Una propuesta de un pintor amigo mío consistía en un mural destinado a un espacio público en un lugar que ahora no recuerdo. Sí recuerdo el contenido de la obra. En un fondo color cielo se cruzaban convergían, entrelazaban, entremetían, confluían cientos de líneas que entretejían un laberinto de mensajes. Proponía el pintor que nuestro espacio, esa bóveda celeste, va cargada de recados, correos y envíos desde y hasta distintos destinatarios. Miles de expresiones, claras y confusas. Como un cielo estrellado a plena luz del día, como una precipitación diurna de perseidas. Así es el cielo de Carmelo.

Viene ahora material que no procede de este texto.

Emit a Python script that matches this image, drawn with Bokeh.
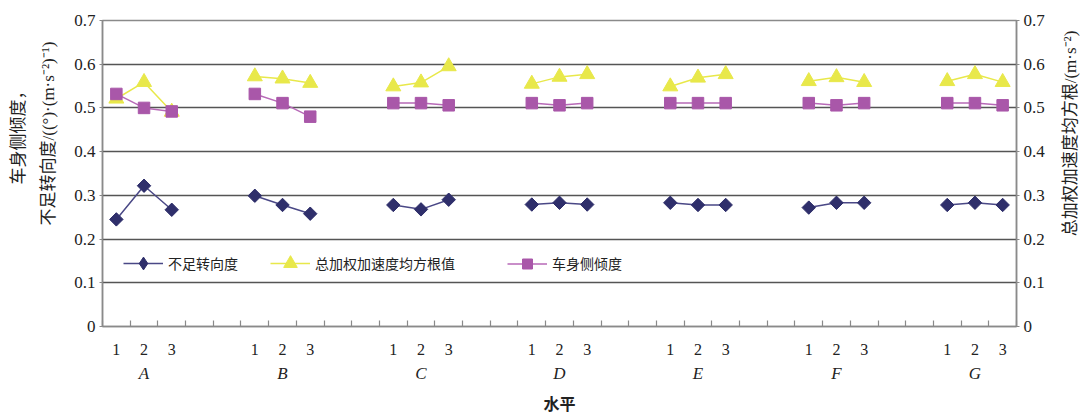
import numpy as np
from bokeh.plotting import figure
from bokeh.layouts import row
from bokeh.models import (Range1d, LinearAxis, FixedTicker, Legend, LegendItem,
                          ColumnDataSource, Grid, Label)
from bokeh.embed import file_html
from bokeh.resources import INLINE

# ---------------- data ----------------
factors = ["A", "B", "C", "D", "E", "F", "G"]
levels = ["1", "2", "3"]

understeer = [0.245, 0.322, 0.267,
              0.299, 0.278, 0.258,
              0.278, 0.268, 0.290,
              0.279, 0.283, 0.279,
              0.283, 0.278, 0.278,
              0.272, 0.283, 0.283,
              0.278, 0.283, 0.278]

rms_accel = [0.521, 0.559, 0.491,
             0.572, 0.567, 0.557,
             0.549, 0.558, 0.595,
             0.555, 0.571, 0.577,
             0.549, 0.569, 0.577,
             0.561, 0.570, 0.559,
             0.561, 0.577, 0.559]

body_roll = [0.532, 0.500, 0.492,
             0.532, 0.511, 0.480,
             0.511, 0.511, 0.506,
             0.511, 0.506, 0.511,
             0.511, 0.511, 0.511,
             0.511, 0.506, 0.511,
             0.511, 0.511, 0.506]

series_names = ["不足转向度", "总加权加速度均方根值", "车身侧倾度"]
y_ticks = [0, 0.1, 0.2, 0.3, 0.4, 0.5, 0.6, 0.7]
left_title = ["车身侧倾度，", "不足转向度/((°)·(m·s⁻²)⁻¹)"]
right_title = "总加权加速度均方根/(m·s⁻²)"
x_title = "水平"

# ---------------- layout helpers ----------------
SLOTS_PER_GROUP = 5
N_SLOTS = SLOTS_PER_GROUP * (len(factors) - 1) + len(levels)   # 33 category slots


def xpos(g, l):
    # half-slot units: slot centres are odd numbers, slot boundaries even
    return 2 * (SLOTS_PER_GROUP * g + l) + 1


xs = [xpos(g, l) for g in range(len(factors)) for l in range(len(levels))]


def with_gaps(vals):
    lx, ly = [], []
    for g in range(len(factors)):
        for l in range(len(levels)):
            lx.append(xs[g * len(levels) + l])
            ly.append(vals[g * len(levels) + l])
        lx.append(np.nan)
        ly.append(np.nan)
    return lx, ly


SERIF = "Liberation Serif"
CJK = "Noto Sans CJK SC"
MIXED = "Liberation Serif, Noto Sans CJK SC"
TXT = "#222222"
AX = "#8a8a8a"
H = 417
LEFT_W = 60
RIGHT_W = 24
MAIN_W = 1083 - LEFT_W - RIGHT_W

p = figure(width=MAIN_W, height=H,
           x_range=Range1d(0, 2 * N_SLOTS), y_range=Range1d(0, 0.7),
           x_axis_type=None, y_axis_type=None,
           output_backend="svg", toolbar_location=None,
           min_border_left=102 - LEFT_W, min_border_right=(1083 - RIGHT_W) - 1016,
           min_border_top=20, min_border_bottom=89)
p.outline_line_color = AX
p.outline_line_width = 1.5
p.background_fill_color = "white"
p.border_fill_color = "white"

grid = Grid(dimension=1, ticker=FixedTicker(ticks=y_ticks),
            grid_line_color="#555555", grid_line_width=1.5)
p.add_layout(grid)


def make_yaxis():
    return LinearAxis(ticker=FixedTicker(ticks=y_ticks, minor_ticks=[]),
                      major_label_overrides={0: "0"},
                      axis_line_color=AX, axis_line_width=1.5,
                      major_tick_line_color=AX, major_tick_in=0, major_tick_out=3,
                      major_label_text_font=SERIF, major_label_text_font_size="17px",
                      major_label_text_color=TXT, major_label_standoff=4)


p.add_layout(make_yaxis(), "left")
p.add_layout(make_yaxis(), "right")

boundaries = list(range(0, 2 * N_SLOTS + 1, 2))
x_over = {xs[g * 3 + l]: levels[l] for g in range(len(factors)) for l in range(len(levels))}
xa1 = LinearAxis(ticker=FixedTicker(ticks=xs, minor_ticks=boundaries),
                 major_label_overrides=x_over,
                 axis_line_color=AX, axis_line_width=1.5,
                 major_tick_in=0, major_tick_out=0,
                 minor_tick_line_color=AX, minor_tick_line_width=1.2,
                 minor_tick_in=6, minor_tick_out=0,
                 major_label_text_font=SERIF, major_label_text_font_size="16px",
                 major_label_text_color=TXT, major_label_standoff=17)
p.add_layout(xa1, "below")

g_ticks = [xpos(g, 1) for g in range(len(factors))]
xa2 = LinearAxis(ticker=FixedTicker(ticks=g_ticks, minor_ticks=[]),
                 major_label_overrides={t: f for t, f in zip(g_ticks, factors)},
                 axis_line_color=None, major_tick_in=0, major_tick_out=0,
                 major_label_text_font=SERIF, major_label_text_font_size="17px",
                 major_label_text_font_style="italic",
                 major_label_text_color=TXT, major_label_standoff=6,
                 axis_label=x_title, axis_label_text_font=CJK,
                 axis_label_text_font_size="16px", axis_label_text_font_style="bold",
                 axis_label_text_color=TXT, axis_label_standoff=5)
p.add_layout(xa2, "below")

# ---------------- series ----------------
C_US, C_US_LINE = "#2f2f6b", "#4a4886"
C_RMS = "#e8e84a"
C_ROLL, C_ROLL_LINE = "#a957a9", "#b769b7"

src = ColumnDataSource(dict(x=xs, us=understeer, rms=rms_accel, roll=body_roll))

# understeer: diamonds (rotated squares); an unrotated diamond underneath serves the legend
lx, ly = with_gaps(understeer)
us_line = p.line(lx, ly, line_color=C_US_LINE, line_width=1.5)
us_leg = p.scatter("x", "us", source=src, marker="diamond", size=12,
                   fill_color=C_US, line_color=C_US)
p.scatter("x", "us", source=src, marker="square", size=9.5, angle=np.pi / 4,
          fill_color=C_US, line_color=C_US)

lx, ly = with_gaps(rms_accel)
rms_line = p.line(lx, ly, line_color=C_RMS, line_width=1.5)
rms_pts = p.scatter("x", "rms", source=src, marker="triangle", size=15,
                    fill_color=C_RMS, line_color=C_RMS)

lx, ly = with_gaps(body_roll)
roll_line = p.line(lx, ly, line_color=C_ROLL_LINE, line_width=1.5)
roll_pts = p.scatter("x", "roll", source=src, marker="square", size=11.5,
                     fill_color=C_ROLL, line_color=C_ROLL)

legend_specs = [
    (series_names[0], [us_line, us_leg], 21, 32),
    (series_names[1], [rms_line, rms_pts], 168, 34),
    (series_names[2], [roll_line, roll_pts], 405, 25),
]
ROW_CENTER = 62.7
for name, rends, lxp, gh in legend_specs:
    lg = Legend(items=[LegendItem(label=name, renderers=rends)],
                location=(lxp, ROW_CENTER - gh / 2), orientation="horizontal",
                padding=0, margin=0, spacing=0,
                border_line_color=None, background_fill_alpha=0,
                glyph_width=40, glyph_height=gh, label_standoff=5,
                label_text_font=CJK, label_text_font_size="14px",
                label_text_color=TXT, label_height=gh,
                label_text_baseline="middle")
    p.add_layout(lg, "center")


# ---------------- axis titles (side strips) ----------------
def strip(width):
    f = figure(width=width, height=H, x_range=Range1d(0, width), y_range=Range1d(0, H),
               x_axis_type=None, y_axis_type=None, output_backend="svg",
               toolbar_location=None, min_border=0)
    f.outline_line_color = None
    f.grid.visible = False
    f.background_fill_color = "white"
    f.border_fill_color = "white"
    return f


TITLE_CY = H - 154
left = strip(LEFT_W)
for txt, cx in zip(left_title, [18, 48]):
    left.add_layout(Label(x=cx, y=TITLE_CY, text=txt, angle=np.pi / 2,
                          text_align="center", text_baseline="middle",
                          text_font=MIXED, text_font_size="17px", text_color=TXT))

right = strip(RIGHT_W)
right.add_layout(Label(x=1070 - (1083 - RIGHT_W), y=TITLE_CY, text=right_title, angle=np.pi / 2,
                       text_align="center", text_baseline="middle",
                       text_font=MIXED, text_font_size="17px", text_color=TXT))

layout = row(left, p, right, spacing=0)
open("out.html", "w").write(file_html(layout, INLINE))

La genialidad de su visión me arrobó en un instante. Y me percaté que ese cielo nuestro y de Carmelo es un vehículo y una red al mismo tiempo. Que por ese cielo se suceden millones de mensajes. Radio, sonido, luz, microondas, que van a parar a nuestros receptores biológicos o tecnológicos. Transmisión a través del cielo de códigos convencionales repletos de arquetipos. Y en la barahúnda celestial, indiscriminada, se cuelan los malos mensajes, los malos principios y los peores finales. Visto a través de las letras, puedo describir ese cielo: un crucigrama de ideas, todas las ideas, sintetizadas en líneas de distintas formas y extensiones, en una geometría espacial infinita que forma una malla impenetrable. Un cielo rayado. Arañazos y trazos. Enigmas para cada quien y cada cual. Una red que requiere de una contraseña individual para poder decodificar, comprender, separar el grano de la paja, y poder encontrar la verdad.